Your task is to repeat all of the data exactly while excluding the pictures.
-- Begin Dataset section --
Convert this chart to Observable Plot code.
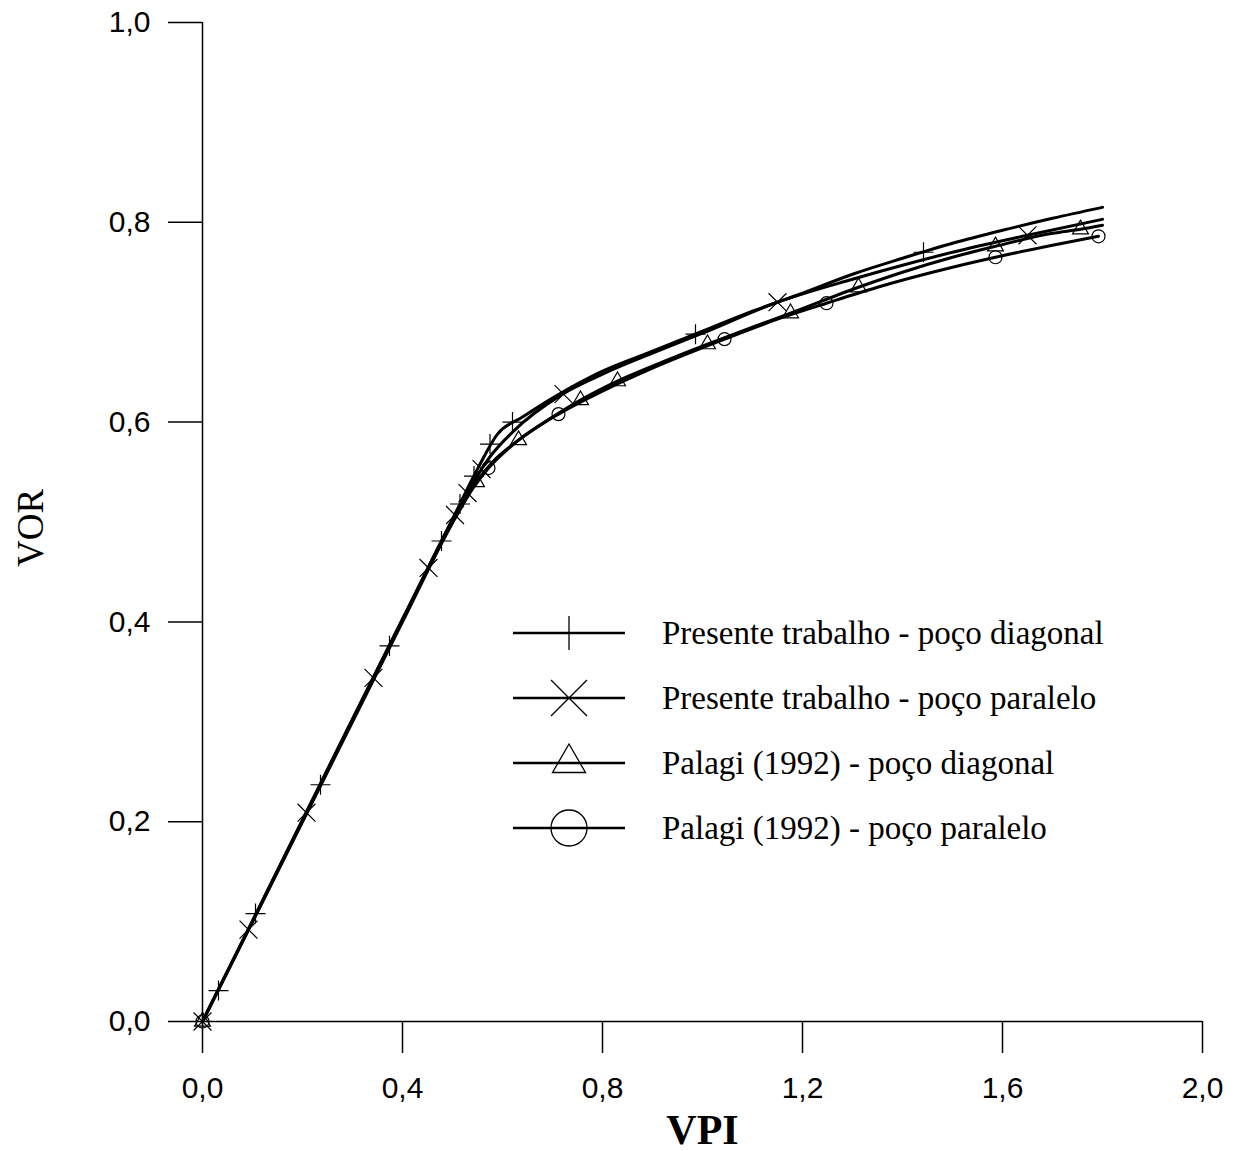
<!DOCTYPE html>
<html>
<head>
<meta charset="utf-8">
<script src="https://cdn.jsdelivr.net/npm/d3@7"></script>
<script src="https://cdn.jsdelivr.net/npm/@observablehq/plot@0.6"></script>
<style>
  body { margin: 0; background: white; }
  #wrap { position: relative; width: 1238px; height: 1151px; }
  #legend { position: absolute; left: 0; top: 0; pointer-events: none; }
</style>
</head>
<body>
<div id="wrap"></div>
<script>
// ---- data (VPI, VOR) ----
const vpiTicks = [0, 0.4, 0.8, 1.2, 1.6, 2.0];
const vorTicks = [0, 0.2, 0.4, 0.6, 0.8, 1.0];
const seriesNames = [
  "Presente trabalho - poço diagonal",
  "Presente trabalho - poço paralelo",
  "Palagi (1992) - poço diagonal",
  "Palagi (1992) - poço paralelo"
];
const seriesSymbols = ["plus", "times", "triangle2", "circle"];

const diagPresenteLine = [[0,0],[0.1,0.101],[0.2,0.202],[0.3,0.303],[0.4,0.403],[0.5,0.503],[0.55,0.553],[0.59,0.588],[0.64,0.605],[0.7,0.624],[0.8,0.651],[0.9,0.671],[1.0,0.691],[1.1,0.711],[1.2,0.729],[1.3,0.748],[1.4,0.764],[1.5,0.779],[1.6,0.792],[1.7,0.804],[1.8,0.815]];
const paraPresenteLine = [[0,0],[0.1,0.1],[0.2,0.201],[0.3,0.302],[0.4,0.402],[0.5,0.502],[0.54,0.538],[0.57,0.562],[0.62,0.590],[0.72,0.628],[0.8,0.648],[0.9,0.669],[1.0,0.689],[1.15,0.720],[1.3,0.743],[1.4,0.757],[1.5,0.770],[1.65,0.787],[1.8,0.803]];
const diagPalagiLine = [[0,0],[0.1,0.1],[0.2,0.2],[0.3,0.301],[0.4,0.401],[0.5,0.5],[0.548,0.54],[0.58,0.56],[0.632,0.582],[0.7,0.605],[0.756,0.622],[0.83,0.641],[0.9,0.656],[1.01,0.678],[1.1,0.695],[1.176,0.709],[1.312,0.735],[1.4,0.750],[1.5,0.765],[1.586,0.776],[1.7,0.789],[1.756,0.793],[1.8,0.797]];
const paraPalagiLine = [[0,0],[0.1,0.1],[0.2,0.2],[0.3,0.3],[0.4,0.4],[0.5,0.499],[0.54,0.533],[0.572,0.554],[0.62,0.577],[0.712,0.608],[0.8,0.631],[0.9,0.654],[1.044,0.683],[1.15,0.703],[1.248,0.719],[1.35,0.735],[1.5,0.755],[1.586,0.765],[1.7,0.777],[1.792,0.786]];

const diagPresenteMarks = [[0,0],[0.032,0.031],[0.106,0.108],[0.236,0.237],[0.374,0.376],[0.478,0.481],[0.515,0.518],[0.543,0.546],[0.575,0.578],[0.62,0.600],[0.986,0.688],[1.442,0.770]];
const paraPresenteMarks = [[0,0],[0.092,0.092],[0.208,0.209],[0.342,0.344],[0.452,0.454],[0.505,0.507],[0.53,0.529],[0.558,0.553],[0.722,0.628],[1.15,0.720],[1.65,0.787]];
const diagPalagiMarks = [[0,0],[0.548,0.54],[0.632,0.582],[0.756,0.622],[0.83,0.641],[1.01,0.678],[1.176,0.709],[1.312,0.735],[1.586,0.776],[1.756,0.793]];
const paraPalagiMarks = [[0,0],[0.572,0.554],[0.712,0.608],[1.044,0.683],[1.248,0.719],[1.586,0.765],[1.792,0.786]];

const fmt = d => d3.format(".1f")(d).replace(".", ",");
const X = d => d[0], Y = d => d[1];
const serif = "'Liberation Serif', 'Times New Roman', serif";

const lines = [diagPresenteLine, paraPresenteLine, diagPalagiLine, paraPalagiLine];
const marks = [diagPresenteMarks, paraPresenteMarks, diagPalagiMarks, paraPalagiMarks];
const markR = [6.5, 8.2, 7.6, 6.5];

const chart = Plot.plot({
  width: 1238,
  height: 1151,
  marginLeft: 202,
  marginRight: 36,
  marginTop: 22,
  marginBottom: 130,
  x: {domain: [0, 2]},
  y: {domain: [0, 1]},
  style: {fontFamily: "'Liberation Sans', Arial, sans-serif", fontSize: "30px", color: "black", background: "white", overflow: "visible"},
  marks: [
    Plot.axisX({ticks: vpiTicks, tickSize: 32, tickPadding: 23, tickFormat: fmt, label: null, fontSize: 30, strokeWidth: 1.5}),
    Plot.axisY({ticks: vorTicks, tickSize: 34, tickPadding: 18, tickFormat: fmt, label: null, fontSize: 30, strokeWidth: 1.5}),
    Plot.ruleY([0], {stroke: "black", strokeWidth: 1.5}),
    Plot.ruleX([0], {stroke: "black", strokeWidth: 1.5}),
    ...lines.map(L => Plot.line(L, {x: X, y: Y, stroke: "black", strokeWidth: 3, curve: "monotone-x"})),
    ...marks.map((M, i) => Plot.dot(M, {x: X, y: Y, symbol: seriesSymbols[i], r: markR[i], stroke: "black", strokeWidth: 1.2, fill: "none"})),
    Plot.text(["VPI"], {text: d => d, frameAnchor: "bottom", dy: 109, fontSize: 42, fontWeight: "bold", fontFamily: serif, textAnchor: "middle", lineAnchor: "middle"}),
    Plot.text(["VOR"], {text: d => d, frameAnchor: "left", dx: -171, dy: 6, rotate: -90, fontSize: 37, fontFamily: serif, textAnchor: "middle", lineAnchor: "middle"})
  ]
});
document.getElementById("wrap").appendChild(chart);

// ---- legend overlay inside the plot area ----
const symMap = {plus: d3.symbolPlus, times: d3.symbolTimes, triangle2: d3.symbolTriangle2, circle: d3.symbolCircle};
const legendSizes = [380, 847, 777, 1018];
const svg = d3.select("#wrap").append("svg")
  .attr("id", "legend").attr("width", 1238).attr("height", 1151);
const rowY = i => 633 + i * 65;
seriesNames.forEach((name, i) => {
  const g = svg.append("g").attr("transform", `translate(0,${rowY(i)})`);
  g.append("line").attr("x1", 513).attr("x2", 625).attr("y1", 0).attr("y2", 0)
    .attr("stroke", "black").attr("stroke-width", 2.5);
  g.append("path").attr("transform", "translate(569,0)")
    .attr("d", d3.symbol(symMap[seriesSymbols[i]], legendSizes[i])())
    .attr("fill", "none").attr("stroke", "black").attr("stroke-width", 1.3);
  g.append("text").attr("x", 662).attr("y", 0).attr("dy", "0.33em")
    .attr("font-family", serif).attr("font-size", 33).text(name);
});
</script>
</body>
</html>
-- End Dataset section --
- _Written reply_:
Convert this chart to Observable Plot code.
<!DOCTYPE html>
<html>
<head>
<meta charset="utf-8">
<script src="https://cdn.jsdelivr.net/npm/d3@7"></script>
<script src="https://cdn.jsdelivr.net/npm/@observablehq/plot@0.6"></script>
<style>
  body { margin: 0; background: white; }
  #wrap { position: relative; width: 1238px; height: 1151px; }
  #legend { position: absolute; left: 0; top: 0; pointer-events: none; }
</style>
</head>
<body>
<div id="wrap"></div>
<script>
// ---- data (VPI, VOR) ----
const vpiTicks = [0, 0.4, 0.8, 1.2, 1.6, 2.0];
const vorTicks = [0, 0.2, 0.4, 0.6, 0.8, 1.0];
const seriesNames = [
  "Presente trabalho - poço diagonal",
  "Presente trabalho - poço paralelo",
  "Palagi (1992) - poço diagonal",
  "Palagi (1992) - poço paralelo"
];
const seriesSymbols = ["plus", "times", "triangle2", "circle"];

const diagPresenteLine = [[0,0],[0.1,0.101],[0.2,0.202],[0.3,0.303],[0.4,0.403],[0.5,0.503],[0.55,0.553],[0.59,0.588],[0.64,0.605],[0.7,0.624],[0.8,0.651],[0.9,0.671],[1.0,0.691],[1.1,0.711],[1.2,0.729],[1.3,0.748],[1.4,0.764],[1.5,0.779],[1.6,0.792],[1.7,0.804],[1.8,0.815]];
const paraPresenteLine = [[0,0],[0.1,0.1],[0.2,0.201],[0.3,0.302],[0.4,0.402],[0.5,0.502],[0.54,0.538],[0.57,0.562],[0.62,0.590],[0.72,0.628],[0.8,0.648],[0.9,0.669],[1.0,0.689],[1.15,0.720],[1.3,0.743],[1.4,0.757],[1.5,0.770],[1.65,0.787],[1.8,0.803]];
const diagPalagiLine = [[0,0],[0.1,0.1],[0.2,0.2],[0.3,0.301],[0.4,0.401],[0.5,0.5],[0.548,0.54],[0.58,0.56],[0.632,0.582],[0.7,0.605],[0.756,0.622],[0.83,0.641],[0.9,0.656],[1.01,0.678],[1.1,0.695],[1.176,0.709],[1.312,0.735],[1.4,0.750],[1.5,0.765],[1.586,0.776],[1.7,0.789],[1.756,0.793],[1.8,0.797]];
const paraPalagiLine = [[0,0],[0.1,0.1],[0.2,0.2],[0.3,0.3],[0.4,0.4],[0.5,0.499],[0.54,0.533],[0.572,0.554],[0.62,0.577],[0.712,0.608],[0.8,0.631],[0.9,0.654],[1.044,0.683],[1.15,0.703],[1.248,0.719],[1.35,0.735],[1.5,0.755],[1.586,0.765],[1.7,0.777],[1.792,0.786]];

const diagPresenteMarks = [[0,0],[0.032,0.031],[0.106,0.108],[0.236,0.237],[0.374,0.376],[0.478,0.481],[0.515,0.518],[0.543,0.546],[0.575,0.578],[0.62,0.600],[0.986,0.688],[1.442,0.770]];
const paraPresenteMarks = [[0,0],[0.092,0.092],[0.208,0.209],[0.342,0.344],[0.452,0.454],[0.505,0.507],[0.53,0.529],[0.558,0.553],[0.722,0.628],[1.15,0.720],[1.65,0.787]];
const diagPalagiMarks = [[0,0],[0.548,0.54],[0.632,0.582],[0.756,0.622],[0.83,0.641],[1.01,0.678],[1.176,0.709],[1.312,0.735],[1.586,0.776],[1.756,0.793]];
const paraPalagiMarks = [[0,0],[0.572,0.554],[0.712,0.608],[1.044,0.683],[1.248,0.719],[1.586,0.765],[1.792,0.786]];

const fmt = d => d3.format(".1f")(d).replace(".", ",");
const X = d => d[0], Y = d => d[1];
const serif = "'Liberation Serif', 'Times New Roman', serif";

const lines = [diagPresenteLine, paraPresenteLine, diagPalagiLine, paraPalagiLine];
const marks = [diagPresenteMarks, paraPresenteMarks, diagPalagiMarks, paraPalagiMarks];
const markR = [6.5, 8.2, 7.6, 6.5];

const chart = Plot.plot({
  width: 1238,
  height: 1151,
  marginLeft: 202,
  marginRight: 36,
  marginTop: 22,
  marginBottom: 130,
  x: {domain: [0, 2]},
  y: {domain: [0, 1]},
  style: {fontFamily: "'Liberation Sans', Arial, sans-serif", fontSize: "30px", color: "black", background: "white", overflow: "visible"},
  marks: [
    Plot.axisX({ticks: vpiTicks, tickSize: 32, tickPadding: 23, tickFormat: fmt, label: null, fontSize: 30, strokeWidth: 1.5}),
    Plot.axisY({ticks: vorTicks, tickSize: 34, tickPadding: 18, tickFormat: fmt, label: null, fontSize: 30, strokeWidth: 1.5}),
    Plot.ruleY([0], {stroke: "black", strokeWidth: 1.5}),
    Plot.ruleX([0], {stroke: "black", strokeWidth: 1.5}),
    ...lines.map(L => Plot.line(L, {x: X, y: Y, stroke: "black", strokeWidth: 3, curve: "monotone-x"})),
    ...marks.map((M, i) => Plot.dot(M, {x: X, y: Y, symbol: seriesSymbols[i], r: markR[i], stroke: "black", strokeWidth: 1.2, fill: "none"})),
    Plot.text(["VPI"], {text: d => d, frameAnchor: "bottom", dy: 109, fontSize: 42, fontWeight: "bold", fontFamily: serif, textAnchor: "middle", lineAnchor: "middle"}),
    Plot.text(["VOR"], {text: d => d, frameAnchor: "left", dx: -171, dy: 6, rotate: -90, fontSize: 37, fontFamily: serif, textAnchor: "middle", lineAnchor: "middle"})
  ]
});
document.getElementById("wrap").appendChild(chart);

// ---- legend overlay inside the plot area ----
const symMap = {plus: d3.symbolPlus, times: d3.symbolTimes, triangle2: d3.symbolTriangle2, circle: d3.symbolCircle};
const legendSizes = [380, 847, 777, 1018];
const svg = d3.select("#wrap").append("svg")
  .attr("id", "legend").attr("width", 1238).attr("height", 1151);
const rowY = i => 633 + i * 65;
seriesNames.forEach((name, i) => {
  const g = svg.append("g").attr("transform", `translate(0,${rowY(i)})`);
  g.append("line").attr("x1", 513).attr("x2", 625).attr("y1", 0).attr("y2", 0)
    .attr("stroke", "black").attr("stroke-width", 2.5);
  g.append("path").attr("transform", "translate(569,0)")
    .attr("d", d3.symbol(symMap[seriesSymbols[i]], legendSizes[i])())
    .attr("fill", "none").attr("stroke", "black").attr("stroke-width", 1.3);
  g.append("text").attr("x", 662).attr("y", 0).attr("dy", "0.33em")
    .attr("font-family", serif).attr("font-size", 33).text(name);
});
</script>
</body>
</html>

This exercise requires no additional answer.